ON CONSIDERATION WHEREOF, IT IS HEREBY ORDERED, ADJUDGED,
and DECREED that the judgment of the district court is hereby AFFIRMED.
Defendant-Appellant Tyron Hammond appeals from a judgment of conviction entered on
December 12, 2013 by the United States District Court for the District of Connecticut (Hall,
C.J.). Hammond challenges the district court’s denial of his motion to suppress evidence seized
from a New Haven, Connecticut residence. We assume the parties’ familiarity with the relevant
facts, the procedural history of the case, and the issues presented for review.
On appeal, Hammond contends that the district court erred by admitting the seized
evidence under the inevitable discovery doctrine. The record reveals, however, that the district
court denied Hammond’s motion to suppress for two separate reasons: first, that the evidence
had been lawfully seized pursuant to a search warrant executed subsequent to Hammond’s arrest,
and second, that even assuming the evidence had been seized during the arrest, it would have
been inevitably discovered during the subsequent search. See Gov’t App’x 117—119, 124.
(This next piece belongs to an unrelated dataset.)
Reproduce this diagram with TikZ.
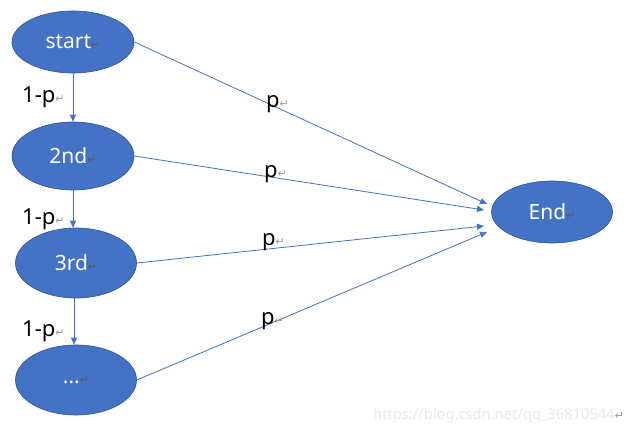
\documentclass[tikz,border=0pt]{standalone}
\usepackage{fontspec}
\setmainfont{Noto Sans}
\newfontfamily\symfont{DejaVu Sans}
\usetikzlibrary{shapes.geometric,arrows.meta}
\definecolor{ofblue}{HTML}{4472C4}
\definecolor{ofedge}{HTML}{2F528F}
\definecolor{retgrey}{HTML}{9A9A9A}
\definecolor{retdark}{HTML}{5A5A5A}
\definecolor{wmgrey}{HTML}{EAEAEA}
\newcommand{\retmark}[1]{{\color{#1}\symfont\fontsize{11}{11}\selectfont ↵}}
\tikzset{
  state/.style={ellipse, draw=ofedge, line width=0.6pt, fill=ofblue, inner sep=0pt,
    text=white, font=\fontsize{21}{21}\selectfont},
  link/.style={draw=ofblue, line width=0.8pt, -{Triangle[length=7pt,width=6pt]}},
  lbl/.style={inner sep=0pt, font=\fontsize{22}{22}\selectfont, text=black},
}
\begin{document}
\begin{tikzpicture}[x=1pt,y=-1pt]
\useasboundingbox[fill=white] (0,0) rectangle (626,435);
\node[state, minimum width=122pt, minimum height=62pt] (s) at (73,42) {start\retmark{retdark}};
\node[state, minimum width=122pt, minimum height=68pt] (n2) at (73,156) {2nd\retmark{retdark}};
\node[state, minimum width=121pt, minimum height=70pt] (n3) at (76,263) {3rd\retmark{retdark}};
\node[state, minimum width=121pt, minimum height=70pt] (n4) at (76,380) {...\retmark{retdark}};
\node[state, minimum width=121pt, minimum height=62pt] (e) at (552,212) {End\retmark{retdark}};
\coordinate (e1) at (487,204);
\coordinate (e2) at (484,210);
\coordinate (e3) at (484,226);
\coordinate (e4) at (487,232);
\draw[link] (s.south) -- (n2.north);
\draw[link] (n2.south) -- (n2.south |- n3.north);
\draw[link] ([xshift=-2pt]n3.south) -- ([xshift=-2pt]n3.south |- n4.north);
\draw[link] (s.east) -- (e1);
\draw[link] (n2.east) -- (e2);
\draw[link] (n3.east) -- (e3);
\draw[link] (n4.east) -- (e4);
\node[lbl, anchor=base west] (l1) at (22,103) {1-p\retmark{retgrey}};
\node[lbl, anchor=base west] (l2) at (22,225) {1-p\retmark{retgrey}};
\node[lbl, anchor=base west] (l3) at (22,337) {1-p\retmark{retgrey}};
\node[lbl, anchor=base west] (p1) at (266,108) {p\retmark{retgrey}};
\node[lbl, anchor=base west] (p2) at (264,178) {p\retmark{retgrey}};
\node[lbl, anchor=base west] (p3) at (262,246) {p\retmark{retgrey}};
\node[lbl, anchor=base west] (p4) at (261,325) {p\retmark{retgrey}};
\node[inner sep=0pt, anchor=west, text=wmgrey, font=\fontsize{14.7}{14.7}\selectfont] (wm) at (373,416) {https://blog.csdn.net/qq\_36810544\retmark{retgrey}};
\end{tikzpicture}
\end{document}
Hammond confines his appellate brief to the issue of inevitable discovery, and does not
argue that the district court erred by finding that the evidence was lawfully seized pursuant to a
search warrant. Accordingly, he has abandoned any challenge to that conclusion. See, e.g.,
LoSacco v. City of Middletown, 71 F.3d 88, 92 (2d Cir. 1995) (citing Fed. R. App. P. 28(a)(6)).
Because that conclusion supplied an independently sufficient basis for denying Hammond’s
motion to suppress, we see no error.
Accordingly, for the foregoing reasons, the judgment of the district court is AFFIRMED.